**Available records**

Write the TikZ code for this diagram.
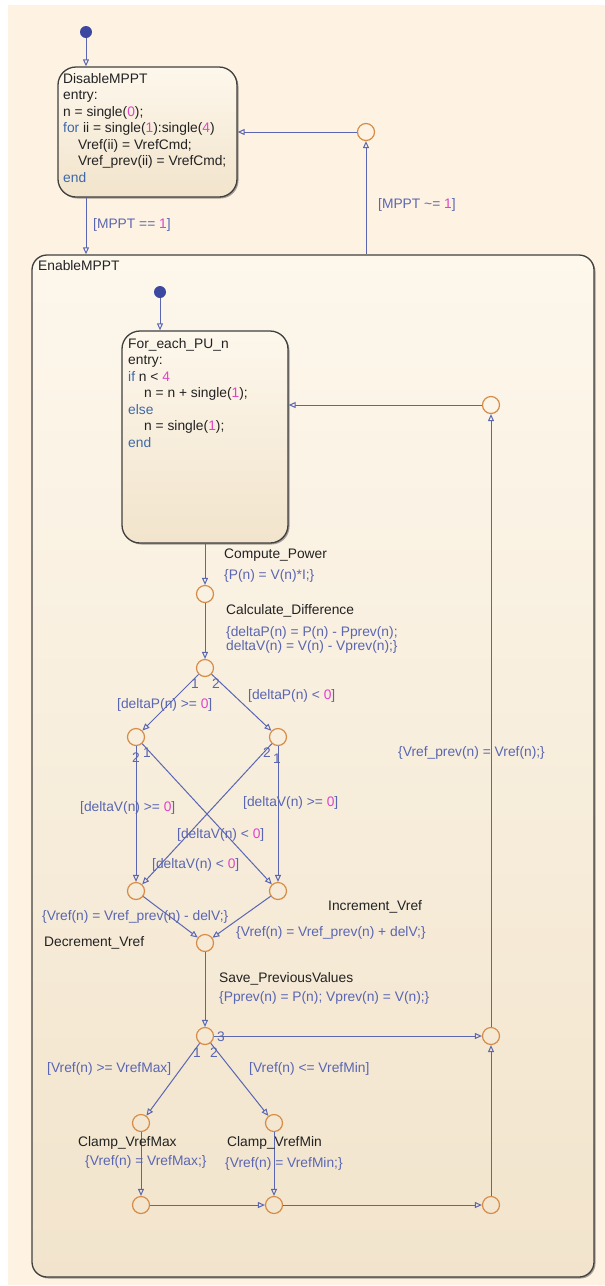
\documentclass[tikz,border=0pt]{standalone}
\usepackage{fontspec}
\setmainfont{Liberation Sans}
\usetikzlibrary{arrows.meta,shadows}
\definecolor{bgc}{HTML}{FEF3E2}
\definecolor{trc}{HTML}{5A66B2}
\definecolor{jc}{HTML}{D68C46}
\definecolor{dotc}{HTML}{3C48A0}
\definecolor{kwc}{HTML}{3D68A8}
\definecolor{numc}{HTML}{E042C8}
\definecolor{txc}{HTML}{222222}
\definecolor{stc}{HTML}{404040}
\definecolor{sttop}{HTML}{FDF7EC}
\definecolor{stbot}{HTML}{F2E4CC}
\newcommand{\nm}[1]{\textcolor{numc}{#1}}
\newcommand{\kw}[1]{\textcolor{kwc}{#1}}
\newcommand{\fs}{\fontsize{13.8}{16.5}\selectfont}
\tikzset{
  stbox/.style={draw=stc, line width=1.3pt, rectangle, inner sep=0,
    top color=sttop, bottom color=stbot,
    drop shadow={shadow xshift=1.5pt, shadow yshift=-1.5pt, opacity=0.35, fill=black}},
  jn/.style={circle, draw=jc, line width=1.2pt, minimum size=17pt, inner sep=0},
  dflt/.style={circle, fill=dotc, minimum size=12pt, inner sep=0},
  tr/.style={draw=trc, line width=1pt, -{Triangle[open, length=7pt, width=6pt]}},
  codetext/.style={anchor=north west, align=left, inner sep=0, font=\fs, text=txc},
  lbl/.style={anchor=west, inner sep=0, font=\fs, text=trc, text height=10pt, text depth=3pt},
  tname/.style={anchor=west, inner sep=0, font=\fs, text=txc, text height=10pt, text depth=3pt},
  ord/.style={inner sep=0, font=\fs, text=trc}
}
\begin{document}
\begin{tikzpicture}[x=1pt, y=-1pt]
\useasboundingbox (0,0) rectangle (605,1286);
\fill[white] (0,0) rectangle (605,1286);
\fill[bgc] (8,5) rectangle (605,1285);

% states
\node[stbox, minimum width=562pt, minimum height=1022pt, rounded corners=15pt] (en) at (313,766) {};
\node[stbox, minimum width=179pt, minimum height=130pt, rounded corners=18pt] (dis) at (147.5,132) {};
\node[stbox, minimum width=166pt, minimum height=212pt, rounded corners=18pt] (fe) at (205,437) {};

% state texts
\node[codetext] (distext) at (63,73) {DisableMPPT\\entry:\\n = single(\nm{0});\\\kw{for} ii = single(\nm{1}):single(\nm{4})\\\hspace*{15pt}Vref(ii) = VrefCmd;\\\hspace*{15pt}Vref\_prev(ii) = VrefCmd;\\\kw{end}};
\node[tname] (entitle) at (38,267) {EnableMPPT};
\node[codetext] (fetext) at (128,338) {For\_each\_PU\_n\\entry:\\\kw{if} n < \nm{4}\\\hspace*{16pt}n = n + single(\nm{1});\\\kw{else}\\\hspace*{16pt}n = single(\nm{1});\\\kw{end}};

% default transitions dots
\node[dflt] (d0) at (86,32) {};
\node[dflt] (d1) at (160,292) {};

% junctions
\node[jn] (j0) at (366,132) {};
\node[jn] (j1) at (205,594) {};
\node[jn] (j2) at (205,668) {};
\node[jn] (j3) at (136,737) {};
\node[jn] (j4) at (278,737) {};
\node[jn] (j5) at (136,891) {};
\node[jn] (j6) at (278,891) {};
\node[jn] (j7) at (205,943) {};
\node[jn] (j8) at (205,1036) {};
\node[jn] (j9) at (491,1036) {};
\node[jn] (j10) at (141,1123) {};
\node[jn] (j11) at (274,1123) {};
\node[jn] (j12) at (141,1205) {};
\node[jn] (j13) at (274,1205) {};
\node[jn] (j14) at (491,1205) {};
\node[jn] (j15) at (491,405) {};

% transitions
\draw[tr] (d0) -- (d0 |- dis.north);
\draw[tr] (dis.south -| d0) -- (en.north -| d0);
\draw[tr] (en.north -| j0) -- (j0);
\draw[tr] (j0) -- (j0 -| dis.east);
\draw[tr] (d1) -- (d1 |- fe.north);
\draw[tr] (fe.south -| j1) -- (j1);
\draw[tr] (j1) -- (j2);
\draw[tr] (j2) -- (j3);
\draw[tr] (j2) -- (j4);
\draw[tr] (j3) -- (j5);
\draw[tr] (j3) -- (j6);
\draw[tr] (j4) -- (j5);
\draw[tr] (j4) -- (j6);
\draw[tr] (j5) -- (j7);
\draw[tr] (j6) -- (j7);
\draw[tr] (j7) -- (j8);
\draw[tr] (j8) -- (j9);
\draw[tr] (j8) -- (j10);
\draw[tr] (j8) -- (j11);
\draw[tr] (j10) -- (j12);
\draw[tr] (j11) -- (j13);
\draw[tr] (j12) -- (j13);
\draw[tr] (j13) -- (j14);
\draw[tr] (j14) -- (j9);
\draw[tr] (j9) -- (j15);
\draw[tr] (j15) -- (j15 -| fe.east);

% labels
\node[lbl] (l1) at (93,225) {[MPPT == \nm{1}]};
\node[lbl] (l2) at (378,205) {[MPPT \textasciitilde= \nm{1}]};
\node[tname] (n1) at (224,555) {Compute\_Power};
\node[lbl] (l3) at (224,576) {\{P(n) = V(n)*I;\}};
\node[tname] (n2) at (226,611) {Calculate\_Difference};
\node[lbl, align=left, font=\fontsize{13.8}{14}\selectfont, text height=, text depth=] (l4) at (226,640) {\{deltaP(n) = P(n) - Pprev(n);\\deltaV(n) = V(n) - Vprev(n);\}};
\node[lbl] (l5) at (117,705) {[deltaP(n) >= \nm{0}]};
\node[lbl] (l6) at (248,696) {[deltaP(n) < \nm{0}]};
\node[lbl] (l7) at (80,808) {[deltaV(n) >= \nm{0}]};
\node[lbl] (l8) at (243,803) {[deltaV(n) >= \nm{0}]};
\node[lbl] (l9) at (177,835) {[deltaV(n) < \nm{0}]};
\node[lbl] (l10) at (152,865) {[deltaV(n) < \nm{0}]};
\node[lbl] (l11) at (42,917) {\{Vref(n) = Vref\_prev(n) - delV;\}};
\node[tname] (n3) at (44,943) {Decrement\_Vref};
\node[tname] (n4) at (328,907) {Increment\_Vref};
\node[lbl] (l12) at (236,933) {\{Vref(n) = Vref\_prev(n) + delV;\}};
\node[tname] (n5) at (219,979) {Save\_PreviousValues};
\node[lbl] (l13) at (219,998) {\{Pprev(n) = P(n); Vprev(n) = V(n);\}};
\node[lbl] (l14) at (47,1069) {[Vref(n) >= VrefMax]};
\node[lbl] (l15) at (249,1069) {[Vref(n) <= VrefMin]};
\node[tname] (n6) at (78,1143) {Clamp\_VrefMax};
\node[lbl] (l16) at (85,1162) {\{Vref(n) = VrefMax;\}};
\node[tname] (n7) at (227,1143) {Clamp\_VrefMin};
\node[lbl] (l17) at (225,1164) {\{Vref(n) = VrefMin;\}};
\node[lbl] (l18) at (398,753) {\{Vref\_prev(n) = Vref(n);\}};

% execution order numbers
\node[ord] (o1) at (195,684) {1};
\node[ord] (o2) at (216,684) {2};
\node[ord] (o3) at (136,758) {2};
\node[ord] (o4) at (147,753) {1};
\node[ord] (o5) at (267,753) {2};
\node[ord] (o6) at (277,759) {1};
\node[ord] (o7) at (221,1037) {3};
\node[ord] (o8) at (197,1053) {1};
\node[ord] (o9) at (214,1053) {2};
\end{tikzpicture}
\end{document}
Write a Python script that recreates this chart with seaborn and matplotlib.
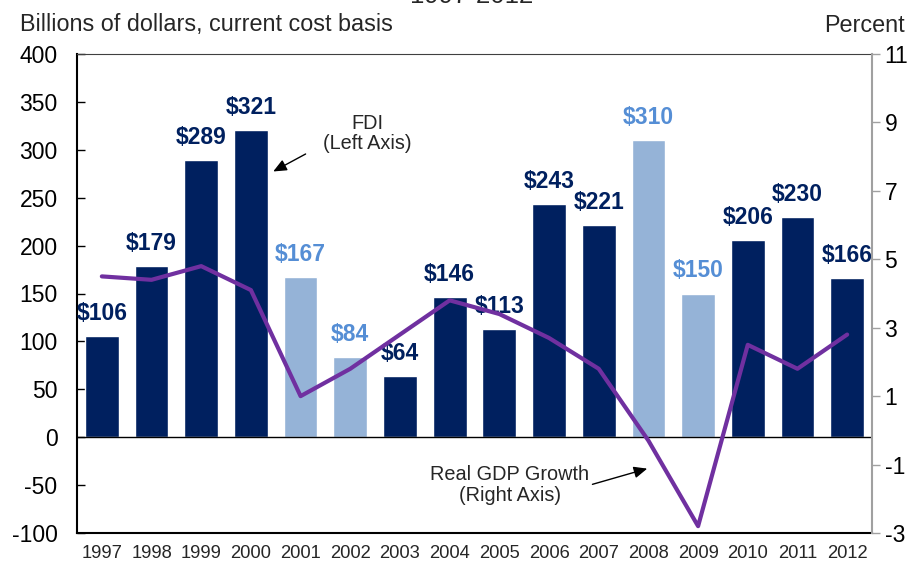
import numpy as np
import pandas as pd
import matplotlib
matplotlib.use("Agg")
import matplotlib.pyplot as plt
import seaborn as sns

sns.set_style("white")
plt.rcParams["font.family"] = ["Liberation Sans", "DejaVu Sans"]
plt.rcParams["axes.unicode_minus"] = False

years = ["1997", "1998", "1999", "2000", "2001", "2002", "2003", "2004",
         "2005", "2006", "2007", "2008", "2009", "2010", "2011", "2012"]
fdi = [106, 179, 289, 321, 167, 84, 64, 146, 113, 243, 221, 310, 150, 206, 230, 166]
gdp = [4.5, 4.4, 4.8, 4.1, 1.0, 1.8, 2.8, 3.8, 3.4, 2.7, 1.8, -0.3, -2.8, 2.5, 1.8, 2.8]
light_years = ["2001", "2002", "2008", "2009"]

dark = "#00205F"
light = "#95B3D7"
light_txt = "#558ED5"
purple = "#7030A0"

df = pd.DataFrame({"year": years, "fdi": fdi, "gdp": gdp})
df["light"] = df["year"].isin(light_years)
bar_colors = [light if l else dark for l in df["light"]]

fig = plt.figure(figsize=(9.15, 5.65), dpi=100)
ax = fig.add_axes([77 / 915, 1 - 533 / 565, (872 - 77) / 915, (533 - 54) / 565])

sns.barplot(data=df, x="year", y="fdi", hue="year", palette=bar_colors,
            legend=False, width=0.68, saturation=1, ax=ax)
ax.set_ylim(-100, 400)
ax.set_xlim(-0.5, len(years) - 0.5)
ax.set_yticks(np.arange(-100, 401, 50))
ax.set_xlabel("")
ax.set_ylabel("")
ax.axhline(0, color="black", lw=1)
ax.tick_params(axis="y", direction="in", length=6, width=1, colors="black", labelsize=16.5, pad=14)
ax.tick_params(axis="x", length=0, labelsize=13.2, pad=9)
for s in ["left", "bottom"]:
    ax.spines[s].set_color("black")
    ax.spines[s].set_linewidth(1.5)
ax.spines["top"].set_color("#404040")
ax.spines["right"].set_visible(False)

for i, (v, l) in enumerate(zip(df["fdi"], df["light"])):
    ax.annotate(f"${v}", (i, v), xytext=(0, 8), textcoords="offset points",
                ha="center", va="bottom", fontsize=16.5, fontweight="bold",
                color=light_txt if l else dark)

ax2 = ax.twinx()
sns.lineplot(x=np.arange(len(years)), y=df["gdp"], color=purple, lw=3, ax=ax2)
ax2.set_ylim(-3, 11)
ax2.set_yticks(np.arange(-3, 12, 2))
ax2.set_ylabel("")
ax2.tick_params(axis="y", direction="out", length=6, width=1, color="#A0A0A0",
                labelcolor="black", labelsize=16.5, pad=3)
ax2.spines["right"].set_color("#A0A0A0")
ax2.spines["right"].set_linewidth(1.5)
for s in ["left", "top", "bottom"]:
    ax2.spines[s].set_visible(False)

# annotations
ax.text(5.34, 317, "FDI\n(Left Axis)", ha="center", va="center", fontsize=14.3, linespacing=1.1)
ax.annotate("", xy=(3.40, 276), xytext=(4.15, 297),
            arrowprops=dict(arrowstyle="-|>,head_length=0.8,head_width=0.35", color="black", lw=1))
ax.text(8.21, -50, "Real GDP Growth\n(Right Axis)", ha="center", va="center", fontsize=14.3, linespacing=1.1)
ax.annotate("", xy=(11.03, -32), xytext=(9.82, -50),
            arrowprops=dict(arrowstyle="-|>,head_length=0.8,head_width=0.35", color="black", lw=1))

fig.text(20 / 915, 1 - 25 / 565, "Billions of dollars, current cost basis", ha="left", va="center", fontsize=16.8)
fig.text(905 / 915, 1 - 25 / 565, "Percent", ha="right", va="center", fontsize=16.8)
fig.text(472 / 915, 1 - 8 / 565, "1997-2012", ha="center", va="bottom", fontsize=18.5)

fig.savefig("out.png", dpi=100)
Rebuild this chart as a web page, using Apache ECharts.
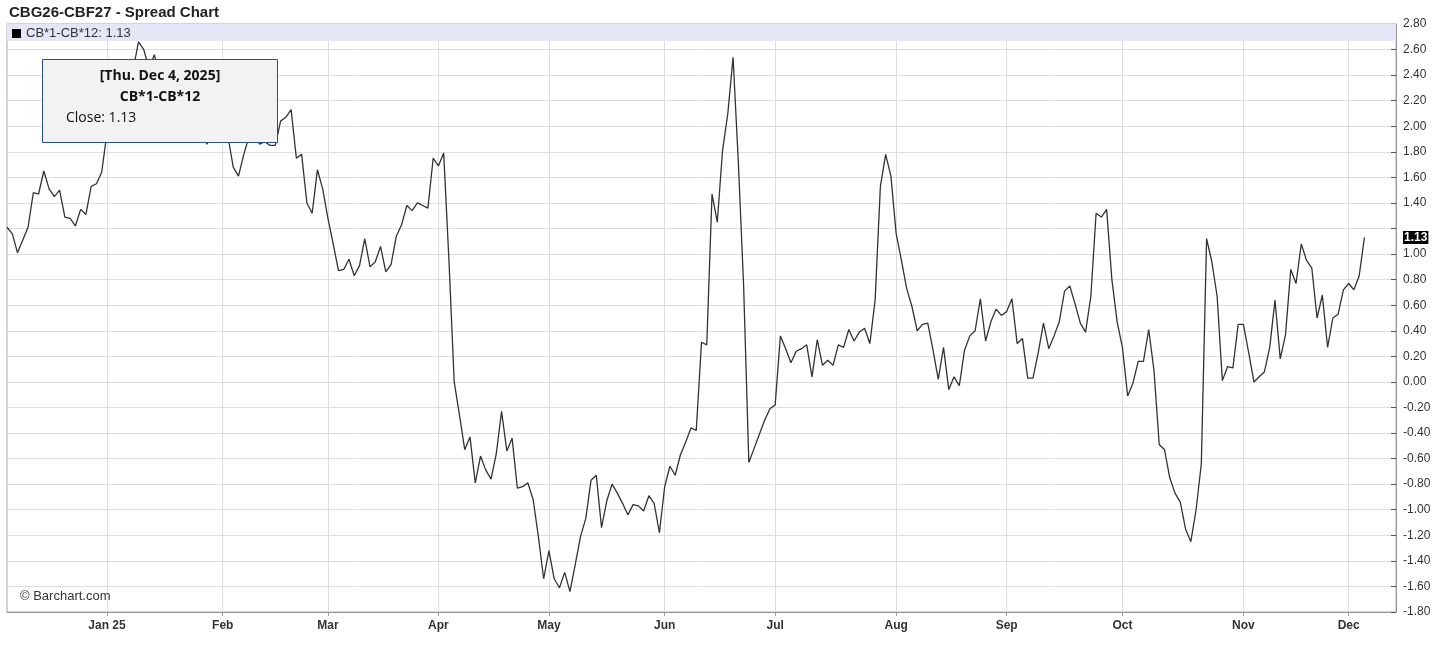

**The task**
Using the records above, copy every line that has the word "matplotlib" in it.

**Output of the exercise**
Write a Python script that recreates this chart with seaborn and matplotlib.
import matplotlib
matplotlib.use("Agg")
import matplotlib.pyplot as plt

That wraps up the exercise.